### EXERCISE MATERIAL

····················

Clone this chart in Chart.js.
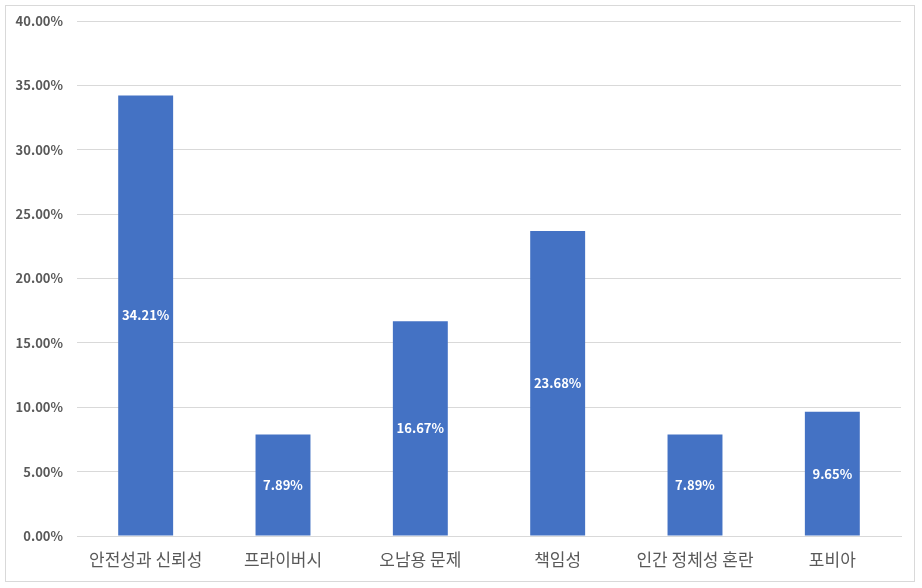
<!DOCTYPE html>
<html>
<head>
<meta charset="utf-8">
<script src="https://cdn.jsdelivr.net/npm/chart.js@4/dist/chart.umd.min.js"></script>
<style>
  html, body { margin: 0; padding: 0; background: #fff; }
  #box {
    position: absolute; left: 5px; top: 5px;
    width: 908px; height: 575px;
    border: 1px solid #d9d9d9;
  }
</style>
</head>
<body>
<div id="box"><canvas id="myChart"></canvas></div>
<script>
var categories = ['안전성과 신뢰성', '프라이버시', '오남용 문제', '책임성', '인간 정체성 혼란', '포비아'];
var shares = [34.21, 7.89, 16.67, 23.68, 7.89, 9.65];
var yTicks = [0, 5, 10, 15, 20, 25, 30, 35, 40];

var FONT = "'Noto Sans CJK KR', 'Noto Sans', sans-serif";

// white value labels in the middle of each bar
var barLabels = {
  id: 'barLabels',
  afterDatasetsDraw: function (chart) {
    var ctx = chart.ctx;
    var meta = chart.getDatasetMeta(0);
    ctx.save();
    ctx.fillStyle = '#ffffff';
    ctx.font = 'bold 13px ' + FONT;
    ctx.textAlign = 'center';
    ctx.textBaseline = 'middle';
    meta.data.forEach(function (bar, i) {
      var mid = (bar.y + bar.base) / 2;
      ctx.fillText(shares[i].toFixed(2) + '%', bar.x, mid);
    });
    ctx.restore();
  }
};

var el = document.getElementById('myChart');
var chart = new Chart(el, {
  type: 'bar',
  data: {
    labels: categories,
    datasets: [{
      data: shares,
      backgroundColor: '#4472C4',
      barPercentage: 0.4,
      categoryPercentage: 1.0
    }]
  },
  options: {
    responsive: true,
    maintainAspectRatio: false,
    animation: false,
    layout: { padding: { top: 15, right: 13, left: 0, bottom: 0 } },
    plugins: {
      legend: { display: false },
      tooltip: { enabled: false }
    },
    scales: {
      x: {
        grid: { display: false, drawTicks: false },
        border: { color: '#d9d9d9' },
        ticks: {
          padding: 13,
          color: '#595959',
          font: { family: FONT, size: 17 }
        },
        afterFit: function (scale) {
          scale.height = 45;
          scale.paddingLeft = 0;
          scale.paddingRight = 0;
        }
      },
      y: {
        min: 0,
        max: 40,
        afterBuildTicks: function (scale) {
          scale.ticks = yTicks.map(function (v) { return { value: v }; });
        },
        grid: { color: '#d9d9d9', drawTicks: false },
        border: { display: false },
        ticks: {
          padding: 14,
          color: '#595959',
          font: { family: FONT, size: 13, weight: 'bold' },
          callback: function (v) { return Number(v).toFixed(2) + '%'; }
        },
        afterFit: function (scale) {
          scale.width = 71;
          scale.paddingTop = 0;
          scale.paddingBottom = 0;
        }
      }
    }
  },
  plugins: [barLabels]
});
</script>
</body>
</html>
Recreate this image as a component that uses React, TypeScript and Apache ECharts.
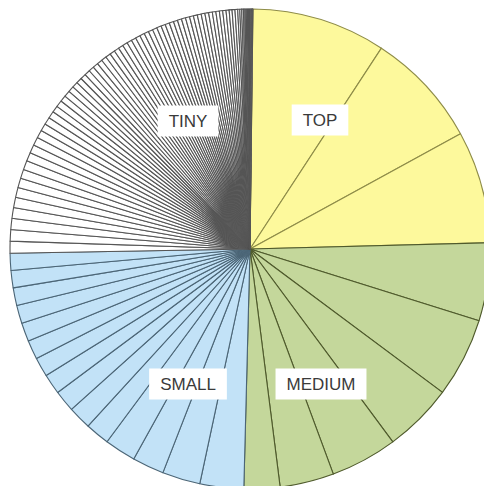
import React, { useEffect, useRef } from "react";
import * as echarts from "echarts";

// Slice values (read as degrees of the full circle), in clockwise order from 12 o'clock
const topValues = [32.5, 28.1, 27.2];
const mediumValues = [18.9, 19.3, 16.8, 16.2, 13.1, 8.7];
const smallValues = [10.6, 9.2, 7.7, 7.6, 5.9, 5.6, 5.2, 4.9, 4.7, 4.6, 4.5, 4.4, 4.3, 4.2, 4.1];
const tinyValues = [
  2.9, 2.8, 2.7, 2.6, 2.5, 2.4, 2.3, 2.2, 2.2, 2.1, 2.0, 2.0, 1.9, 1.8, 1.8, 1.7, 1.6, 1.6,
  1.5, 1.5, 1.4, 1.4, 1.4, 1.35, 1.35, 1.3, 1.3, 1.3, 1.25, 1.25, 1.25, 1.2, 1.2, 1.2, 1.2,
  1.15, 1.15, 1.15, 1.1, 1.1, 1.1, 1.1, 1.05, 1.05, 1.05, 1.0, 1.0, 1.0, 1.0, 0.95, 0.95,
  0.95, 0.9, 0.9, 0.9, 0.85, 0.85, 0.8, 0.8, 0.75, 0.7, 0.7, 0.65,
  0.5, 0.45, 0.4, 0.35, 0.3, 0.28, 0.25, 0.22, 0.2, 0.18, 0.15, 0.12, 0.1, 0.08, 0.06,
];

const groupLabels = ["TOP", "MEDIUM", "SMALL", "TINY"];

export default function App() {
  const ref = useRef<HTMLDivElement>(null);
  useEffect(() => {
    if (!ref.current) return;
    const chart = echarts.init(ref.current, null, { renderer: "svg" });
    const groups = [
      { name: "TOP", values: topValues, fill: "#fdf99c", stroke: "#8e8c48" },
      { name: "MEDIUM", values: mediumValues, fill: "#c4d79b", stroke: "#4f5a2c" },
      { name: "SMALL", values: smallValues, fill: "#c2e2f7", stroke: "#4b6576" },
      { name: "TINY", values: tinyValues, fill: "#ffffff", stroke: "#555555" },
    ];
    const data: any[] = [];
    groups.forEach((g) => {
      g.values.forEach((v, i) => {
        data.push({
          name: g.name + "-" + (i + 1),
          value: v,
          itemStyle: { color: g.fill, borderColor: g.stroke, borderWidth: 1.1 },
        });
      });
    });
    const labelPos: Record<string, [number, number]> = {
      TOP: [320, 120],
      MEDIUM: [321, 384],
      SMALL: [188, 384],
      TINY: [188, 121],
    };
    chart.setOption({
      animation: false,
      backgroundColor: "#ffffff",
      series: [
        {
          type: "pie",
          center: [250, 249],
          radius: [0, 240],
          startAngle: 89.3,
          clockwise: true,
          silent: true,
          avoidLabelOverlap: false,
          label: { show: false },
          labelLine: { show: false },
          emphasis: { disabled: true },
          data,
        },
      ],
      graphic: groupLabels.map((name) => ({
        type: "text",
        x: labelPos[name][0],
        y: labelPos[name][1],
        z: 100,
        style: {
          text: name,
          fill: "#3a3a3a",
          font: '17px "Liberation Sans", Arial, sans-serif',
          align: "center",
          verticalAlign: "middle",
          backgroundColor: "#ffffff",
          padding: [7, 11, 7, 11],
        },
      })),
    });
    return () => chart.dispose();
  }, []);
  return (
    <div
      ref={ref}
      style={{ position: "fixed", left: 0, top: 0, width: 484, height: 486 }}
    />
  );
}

····················

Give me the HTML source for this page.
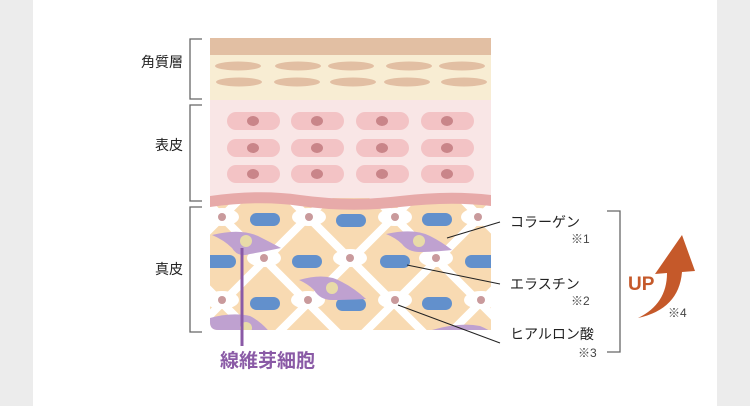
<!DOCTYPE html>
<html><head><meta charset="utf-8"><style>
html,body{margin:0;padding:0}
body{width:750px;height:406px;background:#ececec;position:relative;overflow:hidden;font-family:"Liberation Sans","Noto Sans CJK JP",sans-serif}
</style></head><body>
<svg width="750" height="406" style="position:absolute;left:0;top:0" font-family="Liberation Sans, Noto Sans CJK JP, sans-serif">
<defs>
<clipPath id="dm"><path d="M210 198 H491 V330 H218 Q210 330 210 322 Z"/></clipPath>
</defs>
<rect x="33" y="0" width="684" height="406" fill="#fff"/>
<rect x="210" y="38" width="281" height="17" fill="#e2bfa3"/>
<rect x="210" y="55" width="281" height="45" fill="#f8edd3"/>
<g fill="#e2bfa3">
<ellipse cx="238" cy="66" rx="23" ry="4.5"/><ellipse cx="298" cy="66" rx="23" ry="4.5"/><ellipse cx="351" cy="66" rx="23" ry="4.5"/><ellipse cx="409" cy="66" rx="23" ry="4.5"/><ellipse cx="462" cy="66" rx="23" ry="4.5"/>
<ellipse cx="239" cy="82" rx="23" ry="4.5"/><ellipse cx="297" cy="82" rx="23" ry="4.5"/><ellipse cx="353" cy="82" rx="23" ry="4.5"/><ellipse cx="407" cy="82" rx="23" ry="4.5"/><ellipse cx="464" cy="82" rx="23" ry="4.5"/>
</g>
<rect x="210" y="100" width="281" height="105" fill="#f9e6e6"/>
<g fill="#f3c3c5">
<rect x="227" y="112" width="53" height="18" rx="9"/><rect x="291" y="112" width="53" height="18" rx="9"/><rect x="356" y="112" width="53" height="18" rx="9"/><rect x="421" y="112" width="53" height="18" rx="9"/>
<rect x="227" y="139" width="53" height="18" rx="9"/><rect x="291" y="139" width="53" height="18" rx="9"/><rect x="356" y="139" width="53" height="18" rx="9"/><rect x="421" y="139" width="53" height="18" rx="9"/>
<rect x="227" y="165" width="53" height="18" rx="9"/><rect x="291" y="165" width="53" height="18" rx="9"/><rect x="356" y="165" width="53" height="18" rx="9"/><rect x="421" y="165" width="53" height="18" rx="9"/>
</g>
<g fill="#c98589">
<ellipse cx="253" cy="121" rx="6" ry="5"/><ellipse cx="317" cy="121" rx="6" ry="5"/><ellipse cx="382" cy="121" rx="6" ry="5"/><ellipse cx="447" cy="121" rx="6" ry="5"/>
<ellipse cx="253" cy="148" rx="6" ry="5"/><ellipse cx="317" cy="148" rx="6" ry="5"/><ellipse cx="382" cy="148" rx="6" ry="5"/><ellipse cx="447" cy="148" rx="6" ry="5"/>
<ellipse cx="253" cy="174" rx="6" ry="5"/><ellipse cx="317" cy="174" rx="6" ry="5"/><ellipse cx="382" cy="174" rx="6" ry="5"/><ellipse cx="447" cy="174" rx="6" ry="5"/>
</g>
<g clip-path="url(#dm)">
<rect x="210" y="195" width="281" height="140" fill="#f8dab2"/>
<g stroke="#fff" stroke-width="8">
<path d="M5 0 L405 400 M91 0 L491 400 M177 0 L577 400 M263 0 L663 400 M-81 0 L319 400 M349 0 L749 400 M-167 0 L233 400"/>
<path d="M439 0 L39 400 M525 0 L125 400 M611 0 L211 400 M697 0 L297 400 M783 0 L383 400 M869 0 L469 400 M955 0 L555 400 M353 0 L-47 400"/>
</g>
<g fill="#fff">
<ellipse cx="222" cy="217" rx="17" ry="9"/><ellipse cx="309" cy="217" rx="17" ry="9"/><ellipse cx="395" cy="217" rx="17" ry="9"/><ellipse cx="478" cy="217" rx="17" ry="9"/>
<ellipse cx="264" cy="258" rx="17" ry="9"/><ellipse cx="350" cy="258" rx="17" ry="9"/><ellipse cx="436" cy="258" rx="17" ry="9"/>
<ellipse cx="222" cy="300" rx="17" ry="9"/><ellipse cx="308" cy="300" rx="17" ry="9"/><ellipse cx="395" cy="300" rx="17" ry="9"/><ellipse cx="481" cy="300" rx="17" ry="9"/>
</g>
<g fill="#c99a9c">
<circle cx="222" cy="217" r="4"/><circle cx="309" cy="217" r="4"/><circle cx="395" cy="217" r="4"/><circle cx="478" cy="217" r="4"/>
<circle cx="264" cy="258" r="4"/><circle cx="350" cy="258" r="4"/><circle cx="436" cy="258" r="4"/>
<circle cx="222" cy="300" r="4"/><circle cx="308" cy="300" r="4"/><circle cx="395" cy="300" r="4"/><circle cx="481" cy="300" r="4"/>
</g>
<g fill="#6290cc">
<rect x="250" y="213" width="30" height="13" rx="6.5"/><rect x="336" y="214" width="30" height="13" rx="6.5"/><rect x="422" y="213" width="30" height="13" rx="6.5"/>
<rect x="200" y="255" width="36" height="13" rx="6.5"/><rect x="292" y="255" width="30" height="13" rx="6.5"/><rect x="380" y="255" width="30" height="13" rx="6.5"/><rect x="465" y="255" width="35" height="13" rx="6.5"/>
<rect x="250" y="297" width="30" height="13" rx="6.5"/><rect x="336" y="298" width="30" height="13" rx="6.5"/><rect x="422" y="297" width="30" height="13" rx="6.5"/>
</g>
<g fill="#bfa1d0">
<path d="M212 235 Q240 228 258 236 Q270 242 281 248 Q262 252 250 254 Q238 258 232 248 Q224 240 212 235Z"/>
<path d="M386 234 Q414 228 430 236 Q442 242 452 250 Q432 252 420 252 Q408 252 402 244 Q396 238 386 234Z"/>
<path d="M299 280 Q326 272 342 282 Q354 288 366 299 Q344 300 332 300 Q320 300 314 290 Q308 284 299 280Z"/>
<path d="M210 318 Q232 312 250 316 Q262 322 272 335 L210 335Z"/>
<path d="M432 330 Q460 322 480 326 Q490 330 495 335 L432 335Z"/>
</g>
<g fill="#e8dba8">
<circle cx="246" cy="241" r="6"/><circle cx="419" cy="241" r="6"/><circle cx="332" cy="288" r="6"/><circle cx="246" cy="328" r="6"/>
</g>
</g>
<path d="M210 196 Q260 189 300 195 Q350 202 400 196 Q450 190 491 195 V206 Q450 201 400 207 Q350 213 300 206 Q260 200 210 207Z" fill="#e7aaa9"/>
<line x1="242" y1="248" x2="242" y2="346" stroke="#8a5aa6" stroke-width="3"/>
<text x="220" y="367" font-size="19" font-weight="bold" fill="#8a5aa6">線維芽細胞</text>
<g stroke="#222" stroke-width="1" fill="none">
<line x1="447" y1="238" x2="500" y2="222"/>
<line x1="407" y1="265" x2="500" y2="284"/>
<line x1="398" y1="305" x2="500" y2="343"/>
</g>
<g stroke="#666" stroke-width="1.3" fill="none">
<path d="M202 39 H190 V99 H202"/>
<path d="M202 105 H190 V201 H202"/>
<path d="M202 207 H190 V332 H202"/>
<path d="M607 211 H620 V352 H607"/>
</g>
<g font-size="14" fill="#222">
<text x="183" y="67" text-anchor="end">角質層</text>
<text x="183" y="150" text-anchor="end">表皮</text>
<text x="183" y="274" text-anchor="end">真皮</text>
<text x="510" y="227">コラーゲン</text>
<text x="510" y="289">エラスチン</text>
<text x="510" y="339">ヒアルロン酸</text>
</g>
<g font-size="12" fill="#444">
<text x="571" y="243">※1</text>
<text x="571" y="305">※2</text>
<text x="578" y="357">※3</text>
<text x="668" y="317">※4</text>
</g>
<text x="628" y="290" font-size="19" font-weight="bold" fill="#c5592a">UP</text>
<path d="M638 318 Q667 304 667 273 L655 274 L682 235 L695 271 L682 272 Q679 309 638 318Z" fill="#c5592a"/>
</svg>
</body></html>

····················

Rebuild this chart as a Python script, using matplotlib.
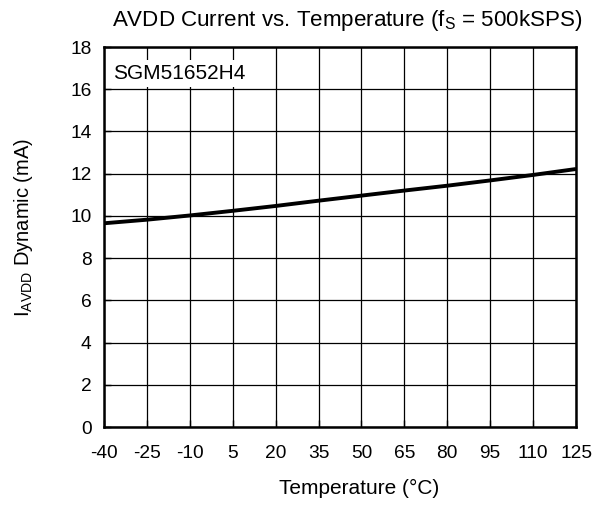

····················

### REQUEST
From the material above, reproduce only what runs from the line holding "Recreate this image" down to the line holding "import * as", both included, pictures excluded.

### THE RESULT
Recreate this image as a component that uses React, TypeScript and Apache ECharts.
import React, { useEffect, useRef } from "react";
import * as echarts from "echarts";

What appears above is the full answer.